Ministers say better pay must go hand-in-hand with modernisation. Such modernisation is already part of the culture in colleges, says Jan Portillo, who starts a new job this week as director of the school of teaching and learning at Gateshead College.
For five years, she has been in charge of the college's curriculum and learning services. She started in FE in 1990 as a lecturer in English and education. She is an Office for Standards in Education inspector and a consultant for the Learning and Skills Development Agency.
"I came to FE after teaching in a comprehensive school and felt that I had improved my quality of life. I don't think someone making the same move would feel that today," she says.
"In 1990 there was more flexibility in working conditions and what people did. You didn't have the frameworks, analysis of data and the focus on standards. You didn't analyse your retention and achievement rates.
"There was more time to reflect on what you were doing. We are coming back to that now but there has been a period between.
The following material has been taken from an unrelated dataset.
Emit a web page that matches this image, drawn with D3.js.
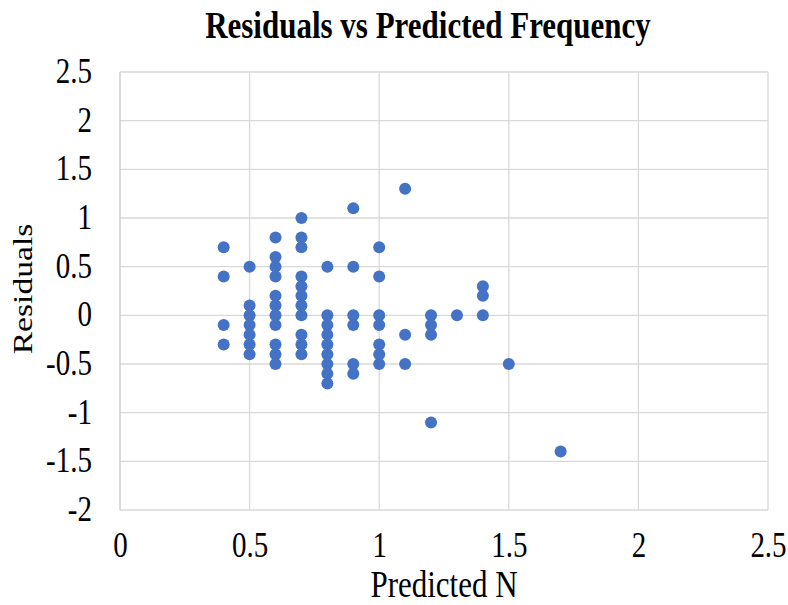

We are now getting back to the focus on teaching and learning.
"Jobs like the one I'm just leaving did not exist then. We had heads of department for curriculum areas.
"These days funding concentrates everyone's mind, because high-quality information is needed for funding purposes.
"Modernisation has been delivered well and relatively quickly by many colleges. When I started managers did not have that focus on the business.
"We are becoming more like a business organisation with a vision, a business plan and targets, monitoring progress systematically. There's an emphasis on branding and marketing.
"Modernisation has benefited many people. But we do need a renewed focus on teaching and learning, and targeted resources."